Entries with chart source code:
***

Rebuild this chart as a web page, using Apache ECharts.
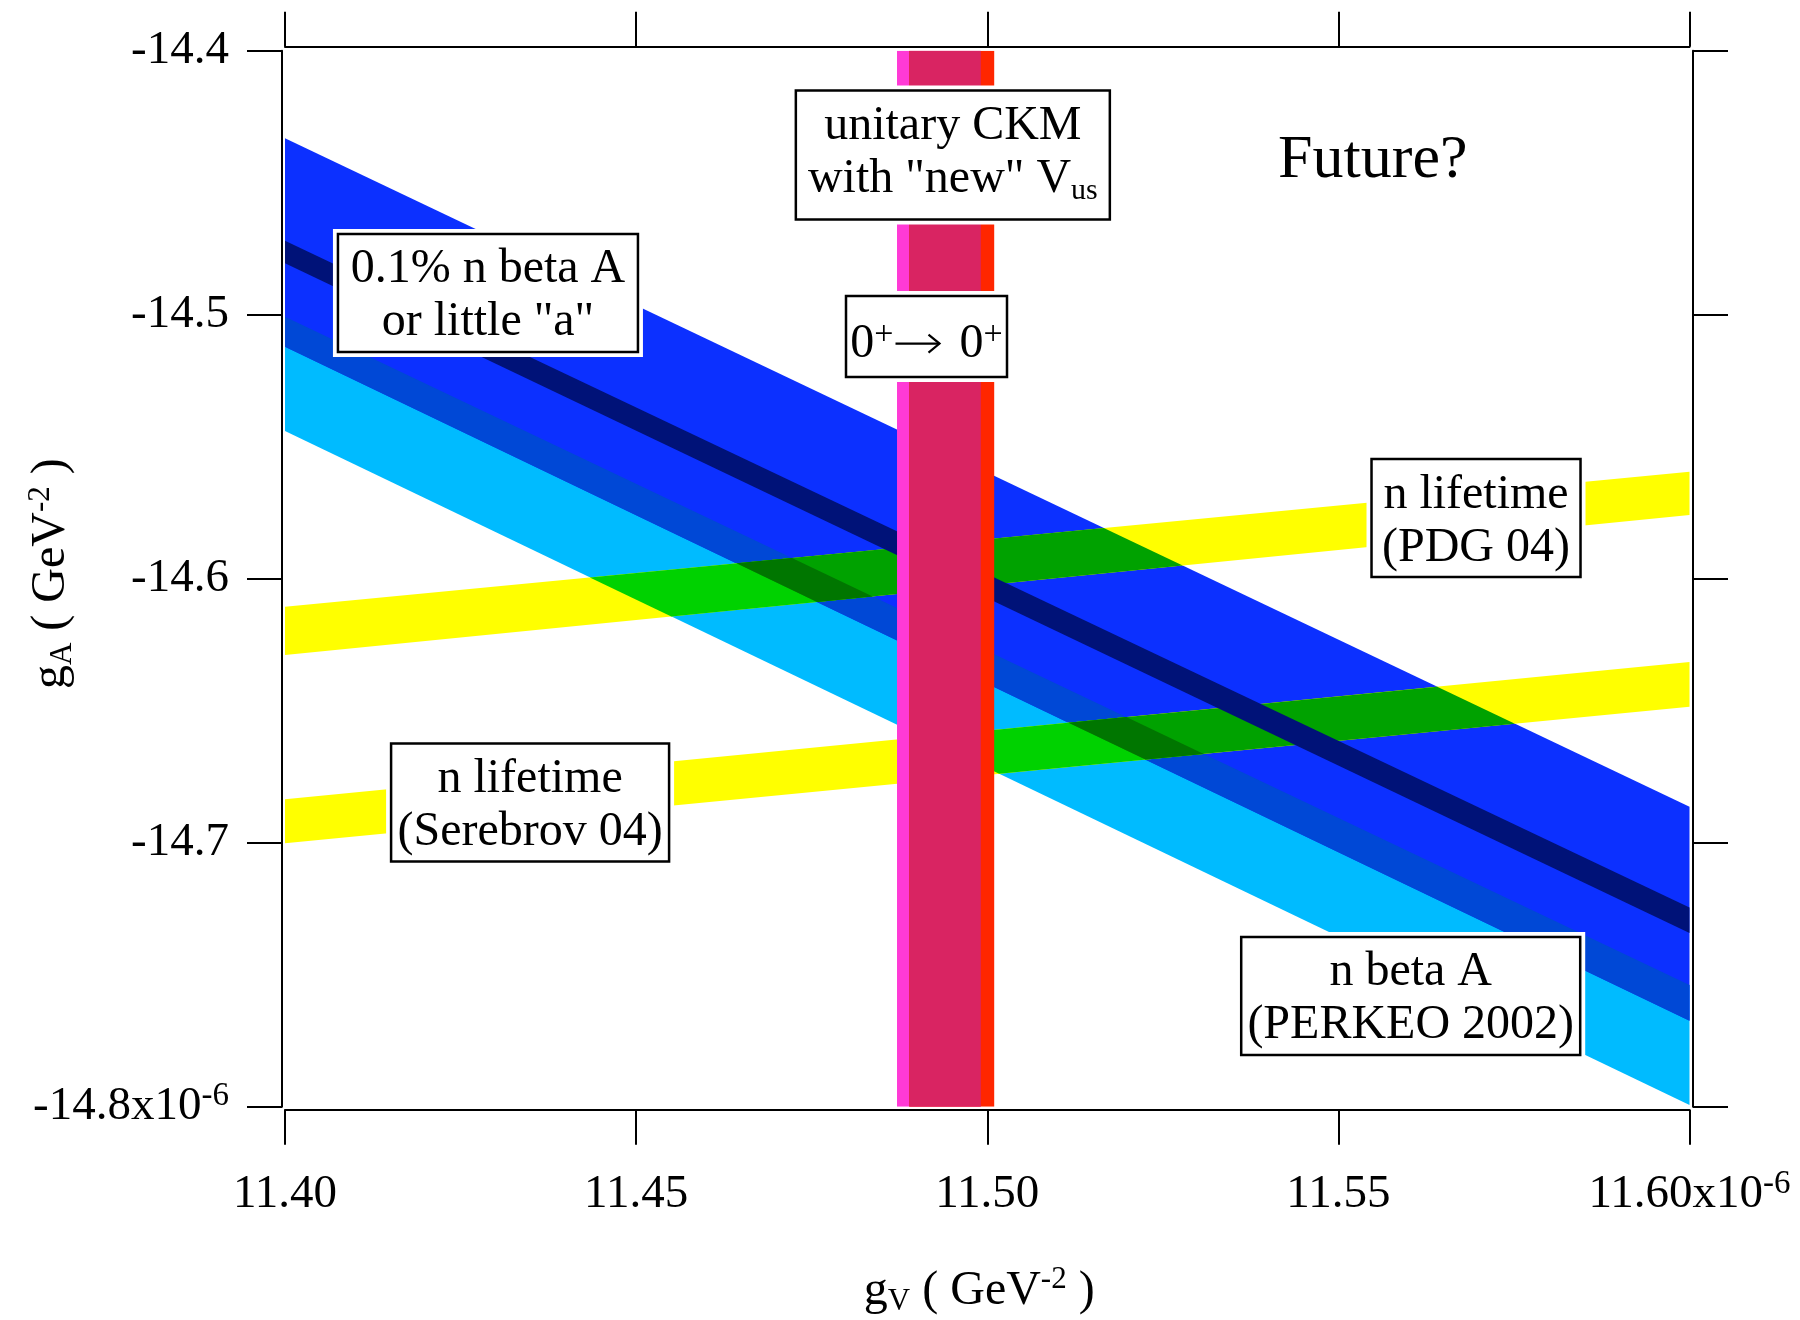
<!DOCTYPE html>
<html>
<head>
<meta charset="utf-8">
<script src="https://cdn.jsdelivr.net/npm/echarts@6/dist/echarts.min.js"></script>
<style>
html, body { margin: 0; padding: 0; background: #ffffff; }
#chart { width: 1800px; height: 1320px; }
</style>
</head>
<body>
<div id="chart"></div>
<script>
// ---- values -------------------------------------------------------------
// gV positions at which the sloped band edges are given
const gvEnds = [11.40, 11.60];
// neutron beta asymmetry, PERKEO 2002 (gA at gV = 11.40, 11.60)
const perkeoUpper = [-14.5008, -14.7539];
const perkeoLower = [-14.5441, -14.7994];
// 0.1% n beta A or little "a"
const betaAUpper = [-14.4332, -14.6864];
const betaALower = [-14.5121, -14.7674];
const betaACoreUpper = [-14.4720, -14.7245];
const betaACoreLower = [-14.4805, -14.7342];
// neutron lifetime, PDG 04
const pdgUpper = [-14.6106, -14.5595];
const pdgLower = [-14.6289, -14.5759];
// neutron lifetime, Serebrov 04
const serebrovUpper = [-14.6835, -14.6316];
const serebrovLower = [-14.7002, -14.6485];
// vertical bands (gV intervals)
const ckmBand = [11.48715, 11.49908];
const superallowedBand = [11.48889, 11.50099];
// axis ticks
const gvTicks = ['11.40', '11.45', '11.50', '11.55', '11.60'];
const gaTicks = ['-14.8', '-14.7', '-14.6', '-14.5', '-14.4'];

// ---- helpers ------------------------------------------------------------
const FONT = '"Liberation Serif", "Times New Roman", serif';
const gvMin = parseFloat(gvTicks[0]), gvMax = parseFloat(gvTicks[gvTicks.length - 1]);
const gaMin = parseFloat(gaTicks[0]), gaMax = parseFloat(gaTicks[gaTicks.length - 1]);

function band(upper, lower) {
  return [[gvEnds[0], upper[0]], [gvEnds[1], upper[1]], [gvEnds[1], lower[1]], [gvEnds[0], lower[0]]];
}
function strip(range) {
  return [[range[0], gaMin], [range[1], gaMin], [range[1], gaMax], [range[0], gaMax]];
}
function signedArea(p) {
  let s = 0;
  for (let i = 0; i < p.length; i++) {
    const a = p[i], b = p[(i + 1) % p.length];
    s += a[0] * b[1] - b[0] * a[1];
  }
  return s / 2;
}
// Sutherland-Hodgman intersection of a polygon with a convex polygon
function intersect(subject, clip) {
  const orient = Math.sign(signedArea(clip));
  let out = subject;
  for (let i = 0; i < clip.length && out.length; i++) {
    const a = clip[i], b = clip[(i + 1) % clip.length];
    const side = p => orient * ((b[0] - a[0]) * (p[1] - a[1]) - (b[1] - a[1]) * (p[0] - a[0]));
    const input = out;
    out = [];
    for (let j = 0; j < input.length; j++) {
      const P = input[j], Q = input[(j + 1) % input.length];
      const sp = side(P), sq = side(Q);
      if (sp >= 0) out.push(P);
      if ((sp >= 0) !== (sq >= 0)) {
        const t = sp / (sp - sq);
        out.push([P[0] + t * (Q[0] - P[0]), P[1] + t * (Q[1] - P[1])]);
      }
    }
  }
  return out;
}

const perkeo = band(perkeoUpper, perkeoLower);
const betaA = band(betaAUpper, betaALower);
const betaACore = band(betaACoreUpper, betaACoreLower);
const pdg = band(pdgUpper, pdgLower);
const serebrov = band(serebrovUpper, serebrovLower);
const ckm = strip(ckmBand);
const superallowed = strip(superallowedBand);
const lifetimes = [pdg, serebrov];

// drawing order, bottom to top
const layers = [
  { name: 'n beta A (PERKEO 2002)', color: '#00BBFF', polys: [perkeo] },
  { name: '0.1% n beta A', color: '#0C30FF', polys: [betaA] },
  { name: 'beta A overlap', color: '#0048D6', polys: [intersect(betaA, perkeo)] },
  { name: 'n lifetime', color: '#FFFF00', polys: lifetimes },
  { name: 'lifetime x PERKEO', color: '#00D200', polys: lifetimes.map(l => intersect(l, perkeo)) },
  { name: 'lifetime x 0.1% A', color: '#00A200', polys: lifetimes.map(l => intersect(l, betaA)) },
  { name: 'lifetime x both', color: '#007600', polys: lifetimes.map(l => intersect(intersect(l, betaA), perkeo)) },
  { name: '0.1% n beta A central', color: '#001278', polys: [betaACore] },
  { name: 'unitary CKM', color: '#FF3AD6', polys: [ckm] },
  { name: '0+ -> 0+', color: '#FF2600', polys: [superallowed] },
  { name: 'CKM x 0+ -> 0+', color: '#D92462', polys: [intersect(ckm, superallowed)] }
];

const bandSeries = layers.map((layer, k) => ({
  type: 'custom',
  name: layer.name,
  clip: true,
  silent: true,
  z: 2 + k,
  data: layer.polys.map((_, i) => i),
  renderItem: (params, api) => {
    const poly = layer.polys[params.dataIndex];
    if (!poly || poly.length < 3) return null;
    return {
      type: 'polygon',
      shape: { points: poly.map(p => api.coord(p)) },
      style: { fill: layer.color }
    };
  }
}));

// ---- boxed annotations -------------------------------------------------
const richText = {
  sup: { fontSize: 34, fontFamily: FONT, verticalAlign: 'top', lineHeight: 8, fill: '#000' },
  sub: { fontSize: 30, fontFamily: FONT, verticalAlign: 'bottom', lineHeight: 12, fill: '#000' }
};
const notes = [
  { text: '0.1% n beta A\nor little "a"', at: [11.4289, -14.4918], box: [300, 118], dy: 3 },
  { text: 'unitary CKM\nwith "new" V{sub|us}', at: [11.4951, -14.4395], box: [314, 129], dy: -2 },
  // transition label: text on either side of a drawn arrow
  { left: '0{sup|+}', right: '0{sup|+}', at: [11.49135, -14.5083], box: [161, 81], dy: 8 },
  { text: 'n lifetime\n(PDG 04)', at: [11.5696, -14.5770], box: [209, 118], dy: 4 },
  { text: 'n lifetime\n(Serebrov 04)', at: [11.4349, -14.6848], box: [278, 118], dy: 3 },
  { text: 'n beta A\n(PERKEO 2002)', at: [11.5603, -14.7581], box: [339, 118], dy: 3 },
  { text: 'Future?', at: [11.5549, -14.4399], box: null, dy: 5, size: 62 }
];

function noteText(text, x, y, align, size) {
  return {
    type: 'text', x: x, y: y,
    style: {
      text: text, align: align, verticalAlign: 'middle',
      fontSize: size || 48, fontFamily: FONT, lineHeight: 53,
      fill: '#000000', rich: richText
    }
  };
}

const noteSeries = {
  type: 'custom',
  name: 'notes',
  clip: false,
  silent: true,
  z: 30,
  data: notes.map((_, i) => i),
  renderItem: (params, api) => {
    const n = notes[params.dataIndex];
    const p = api.coord(n.at);
    const children = [];
    if (n.box) {
      const w = n.box[0], h = n.box[1];
      children.push({
        type: 'rect',
        shape: { x: p[0] - w / 2 - 5, y: p[1] - h / 2 - 5, width: w + 10, height: h + 10 },
        style: { fill: '#ffffff' }
      });
      children.push({
        type: 'rect',
        shape: { x: p[0] - w / 2, y: p[1] - h / 2, width: w, height: h },
        style: { fill: '#ffffff', stroke: '#000000', lineWidth: 2.5 }
      });
    }
    if (n.left !== undefined) {
      const ay = p[1] + 7;
      children.push(noteText(n.left, p[0] - 33, p[1] + n.dy, 'right'));
      children.push(noteText(n.right, p[0] + 33, p[1] + n.dy, 'left'));
      children.push({
        type: 'line',
        shape: { x1: p[0] - 31, y1: ay, x2: p[0] + 13, y2: ay },
        style: { stroke: '#000', lineWidth: 2.2 }
      });
      children.push({
        type: 'polyline',
        shape: { points: [[p[0] + 2, ay - 9], [p[0] + 13, ay], [p[0] + 2, ay + 9]] },
        style: { stroke: '#000', lineWidth: 2.2, fill: null }
      });
    } else {
      children.push(noteText(n.text, p[0], p[1] + n.dy, 'center', n.size));
    }
    return { type: 'group', children: children };
  }
};

// ---- axes ---------------------------------------------------------------
function nearestTick(v, ticks) {
  let best = 0;
  ticks.forEach((t, i) => {
    if (Math.abs(parseFloat(t) - v) < Math.abs(parseFloat(ticks[best]) - v)) best = i;
  });
  return best;
}
const axisLine = { show: true, onZero: false, lineStyle: { color: '#000', width: 2 } };
const axisTick = { show: true, inside: false, length: 35, lineStyle: { color: '#000', width: 2 } };
const labelRich = {
  e: { fontSize: 33, fontFamily: FONT, color: '#000', verticalAlign: 'top', lineHeight: 8 }
};
function nameStyle(padding) {
  return {
    fontSize: 48, fontFamily: FONT, color: '#000', lineHeight: 53, padding: padding,
    rich: {
      sub: { fontSize: 31, fontFamily: FONT, color: '#000', verticalAlign: 'bottom', lineHeight: 15 },
      sup: { fontSize: 31, fontFamily: FONT, color: '#000', verticalAlign: 'top', lineHeight: 9 }
    }
  };
}

const option = {
  backgroundColor: '#ffffff',
  animation: false,
  grid: {
    left: 285, top: 50.7, width: 1404.5, height: 1056,
    containLabel: false, outerBoundsMode: 'none', show: false
  },
  xAxis: [
    {
      type: 'value', position: 'bottom', min: gvMin, max: gvMax, interval: 0.05, offset: 3,
      axisLine: axisLine, axisTick: axisTick, splitLine: { show: false },
      axisLabel: {
        margin: 58, fontSize: 47, fontFamily: FONT, color: '#000', lineHeight: 53, rich: labelRich,
        formatter: v => {
          const i = nearestTick(v, gvTicks);
          return i === gvTicks.length - 1 ? gvTicks[i] + 'x10{e|-6}' : gvTicks[i];
        }
      },
      name: 'g{sub|V} ( GeV{sup|-2} )', nameLocation: 'middle', nameGap: 155,
      nameMoveOverlap: false,
      nameTextStyle: nameStyle([0, 16, 0, 0])
    },
    {
      type: 'value', position: 'top', min: gvMin, max: gvMax, interval: 0.05, offset: 4,
      axisLine: axisLine, axisTick: axisTick, splitLine: { show: false },
      axisLabel: { show: false }
    }
  ],
  yAxis: [
    {
      type: 'value', position: 'left', min: gaMin, max: gaMax, interval: 0.1, offset: 3,
      axisLine: axisLine, axisTick: axisTick, splitLine: { show: false },
      axisLabel: {
        margin: 53, fontSize: 47, fontFamily: FONT, color: '#000', lineHeight: 53, rich: labelRich,
        formatter: v => {
          const i = nearestTick(v, gaTicks);
          return i === 0 ? gaTicks[i] + 'x10{e|-6}' : gaTicks[i];
        }
      },
      name: 'g{sub|A} ( GeV{sup|-2} )', nameLocation: 'middle', nameGap: 204, nameRotate: 90,
      nameMoveOverlap: false,
      nameTextStyle: nameStyle([0, 0, 0, 10])
    },
    {
      type: 'value', position: 'right', min: gaMin, max: gaMax, interval: 0.1, offset: 3.5,
      axisLine: axisLine, axisTick: axisTick, splitLine: { show: false },
      axisLabel: { show: false }
    }
  ],
  series: bandSeries.concat([noteSeries])
};

const chart = echarts.init(document.getElementById('chart'), null, { renderer: 'canvas' });
chart.setOption(option);
</script>
</body>
</html>
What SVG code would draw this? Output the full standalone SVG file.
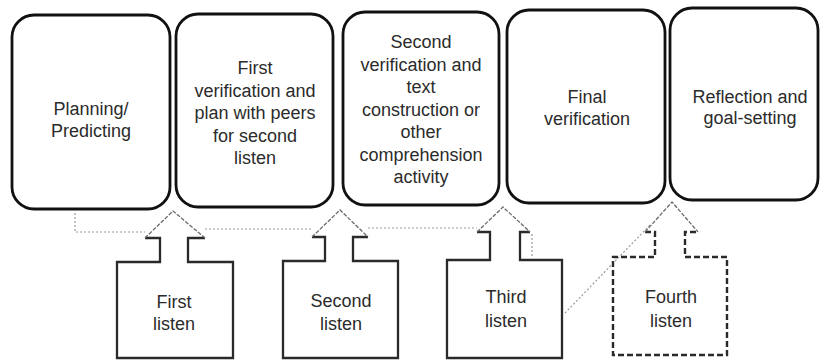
<svg xmlns="http://www.w3.org/2000/svg" width="820" height="360" viewBox="0 0 820 360">
  <style>
    .stage { fill: #ffffff; stroke: #111111; stroke-width: 2.8; }
    .lbl { font-family: "Liberation Sans", Arial, sans-serif; font-size: 18px; fill: #2b2b2b; text-anchor: middle; }
    .body { fill: none; stroke: #2a2a2a; stroke-width: 2.3; stroke-linejoin: miter; }
    .head { fill: none; stroke: #6a6a6a; stroke-width: 1.3; stroke-dasharray: 4 1.5; }
    .dashbody { fill: none; stroke: #2a2a2a; stroke-width: 2.4; stroke-dasharray: 6 3; }
    .faint { fill: none; stroke: #9a9a9a; stroke-width: 1.2; stroke-dasharray: 2 2; }
  </style>

  <rect width="820" height="360" fill="#ffffff"/>

  <!-- faint dotted guide lines -->
  <g id="connectors">
    <polyline class="faint" points="75,213 75,232 145,232"/>
    <line class="faint" x1="205" y1="229" x2="312" y2="229"/>
    <line class="faint" x1="368" y1="228" x2="477" y2="228"/>
    <line class="faint" x1="532" y1="234" x2="532" y2="258"/>
    <line class="faint" x1="565" y1="313" x2="650" y2="225"/>
  </g>

  <!-- stage boxes -->
  <g id="planning">
    <rect class="stage" x="12" y="15" width="158" height="194" rx="22"/>
    <text class="lbl" x="91" y="115">Planning/</text>
    <text class="lbl" x="91" y="137">Predicting</text>
  </g>

  <g id="first-verification">
    <rect class="stage" x="176" y="14" width="157" height="193" rx="22"/>
    <text class="lbl" x="255" y="74">First</text>
    <text class="lbl" x="255" y="96.5">verification and</text>
    <text class="lbl" x="255" y="119">plan with peers</text>
    <text class="lbl" x="255" y="141.5">for second</text>
    <text class="lbl" x="255" y="164">listen</text>
  </g>

  <g id="second-verification">
    <rect class="stage" x="343" y="12" width="156" height="193" rx="22"/>
    <text class="lbl" x="421" y="48">Second</text>
    <text class="lbl" x="421" y="70.5">verification and</text>
    <text class="lbl" x="421" y="93">text</text>
    <text class="lbl" x="421" y="115.5">construction or</text>
    <text class="lbl" x="421" y="138">other</text>
    <text class="lbl" x="421" y="160.5">comprehension</text>
    <text class="lbl" x="421" y="183">activity</text>
  </g>

  <g id="final-verification">
    <rect class="stage" x="507" y="10" width="158" height="193" rx="22"/>
    <text class="lbl" x="587" y="103">Final</text>
    <text class="lbl" x="587" y="125">verification</text>
  </g>

  <g id="reflection">
    <rect class="stage" x="670" y="8" width="148" height="192" rx="22"/>
    <text class="lbl" x="750" y="103">Reflection and</text>
    <text class="lbl" x="750" y="124">goal-setting</text>
  </g>

  <!-- listening arrows -->
  <g id="first-listen">
    <path class="body" d="M145,238 H160 V262 H117 V358 H233 V262 H188 V238 H205"/>
    <polyline class="head" points="145,238 173,211 205,238"/>
    <text class="lbl" x="174" y="308">First</text>
    <text class="lbl" x="174" y="330">listen</text>
  </g>

  <g id="second-listen">
    <path class="body" d="M312,237 H325 V261 H283 V358 H398 V261 H353 V237 H368"/>
    <polyline class="head" points="312,237 340,210 368,237"/>
    <text class="lbl" x="341" y="307">Second</text>
    <text class="lbl" x="341" y="330">listen</text>
  </g>

  <g id="third-listen">
    <path class="body" d="M477,232 H490 V260 H447 V358 H562 V260 H520 V232 H530"/>
    <polyline class="head" points="477,232 503,207 530,232"/>
    <text class="lbl" x="506" y="303">Third</text>
    <text class="lbl" x="506" y="327">listen</text>
  </g>

  <g id="fourth-listen">
    <path class="dashbody" d="M645,232 H655 V257 H613 V355 H727 V257 H685 V232 H698"/>
    <polyline class="head" points="645,232 672,202 698,232"/>
    <text class="lbl" x="671" y="303">Fourth</text>
    <text class="lbl" x="671" y="327">listen</text>
  </g>
</svg>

***

* GOAL OF THE EXERCISE
Repeat exactly the lines from the first line of the records above through the line containing "const gaTicks = ['-14.8', '-14.7', '-14.6', '-14.5', '-14.4'];", both included. Leave out the pictures.

* SOLUTION TO THIS TASK
Rebuild this chart as a web page, using Apache ECharts.
<!DOCTYPE html>
<html>
<head>
<meta charset="utf-8">
<script src="https://cdn.jsdelivr.net/npm/echarts@6/dist/echarts.min.js"></script>
<style>
html, body { margin: 0; padding: 0; background: #ffffff; }
#chart { width: 1800px; height: 1320px; }
</style>
</head>
<body>
<div id="chart"></div>
<script>
// ---- values -------------------------------------------------------------
// gV positions at which the sloped band edges are given
const gvEnds = [11.40, 11.60];
// neutron beta asymmetry, PERKEO 2002 (gA at gV = 11.40, 11.60)
const perkeoUpper = [-14.5008, -14.7539];
const perkeoLower = [-14.5441, -14.7994];
// 0.1% n beta A or little "a"
const betaAUpper = [-14.4332, -14.6864];
const betaALower = [-14.5121, -14.7674];
const betaACoreUpper = [-14.4720, -14.7245];
const betaACoreLower = [-14.4805, -14.7342];
// neutron lifetime, PDG 04
const pdgUpper = [-14.6106, -14.5595];
const pdgLower = [-14.6289, -14.5759];
// neutron lifetime, Serebrov 04
const serebrovUpper = [-14.6835, -14.6316];
const serebrovLower = [-14.7002, -14.6485];
// vertical bands (gV intervals)
const ckmBand = [11.48715, 11.49908];
const superallowedBand = [11.48889, 11.50099];
// axis ticks
const gvTicks = ['11.40', '11.45', '11.50', '11.55', '11.60'];
const gaTicks = ['-14.8', '-14.7', '-14.6', '-14.5', '-14.4'];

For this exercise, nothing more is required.